*INSTRUCTIONS FOR THE TASK*
Omit pictures and quote the listing below line by line, from its start through the line that holds "import plotly.graph_objects as go".

*DATA EXCERPT*
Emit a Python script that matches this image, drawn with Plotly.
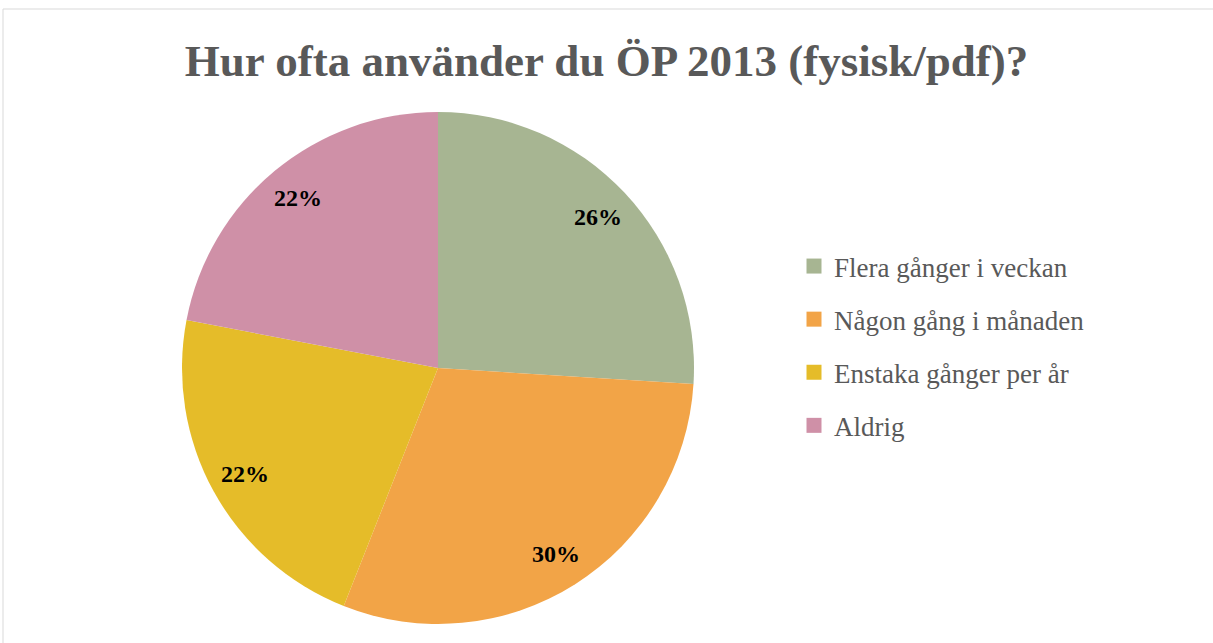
import math
import plotly.graph_objects as go

labels = ["Flera gånger i veckan", "Någon gång i månaden", "Enstaka gånger per år", "Aldrig"]
values = [26, 30, 22, 22]
colors = ["#A7B592", "#F2A447", "#E5BC29", "#CF90A7"]
title_text = "Hur ofta använder du ÖP 2013 (fysisk/pdf)?"

W, H = 1213, 643
cx, cy, r = 438, 368, 256
label_frac = 0.86

fig = go.Figure()
fig.add_trace(go.Pie(
    labels=labels, values=values, sort=False, direction="clockwise", rotation=0,
    marker=dict(colors=colors, line=dict(color="white", width=0)),
    textinfo="none", showlegend=False,
    domain=dict(x=[(cx - r) / W, (cx + r) / W], y=[1 - (cy + r) / H, 1 - (cy - r) / H]),
    hoverinfo="label+percent",
))

# legend entries (one group each so spacing can be set)
for i, (lab, col) in enumerate(zip(labels, colors)):
    fig.add_trace(go.Scatter(
        x=[None], y=[None], mode="markers", name=lab, legendgroup=f"g{i}",
        marker=dict(symbol="square", size=15, color=col), hoverinfo="skip",
    ))

# percentage labels at mid-angles of the slices
total = sum(values)
annotations = []
cum = 0
for v in values:
    mid = (cum + v / 2) / total * 2 * math.pi
    cum += v
    d = label_frac * r
    px = cx + d * math.sin(mid)
    py = cy - d * math.cos(mid)
    annotations.append(dict(
        x=px / W, y=1 - py / H, xref="paper", yref="paper", showarrow=False,
        text=f"<b>{round(v / total * 100)}%</b>", xanchor="center", yanchor="middle",
        font=dict(family="Liberation Serif", size=24, color="black"),
    ))

fig.update_layout(
    width=W, height=H, margin=dict(l=0, r=0, t=0, b=0),
    paper_bgcolor="white", plot_bgcolor="white",
    xaxis=dict(visible=False), yaxis=dict(visible=False),
    title=dict(text="<b>" + title_text + "</b>", x=0.5, xanchor="center", y=1 - 60 / H, yanchor="middle",
               font=dict(family="Liberation Serif", size=45, color="#595959")),
    legend=dict(x=794 / W, xanchor="left", y=1 - 346 / H, yanchor="middle",
                font=dict(family="Liberation Serif", size=27, color="#595959"),
                itemwidth=30, tracegroupgap=15, bgcolor="rgba(0,0,0,0)"),
    annotations=annotations,
    shapes=[dict(type="rect", xref="paper", yref="paper", x0=3 / W, x1=1.01, y0=-0.01, y1=1 - 9 / H,
                 line=dict(color="#D9D9D9", width=1))],
)

fig.write_html("out.html", config={"displayModeBar": False},
               post_script="document.body.style.margin='0';")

*TASK OUTPUT*
Emit a Python script that matches this image, drawn with Plotly.
import math
import plotly.graph_objects as go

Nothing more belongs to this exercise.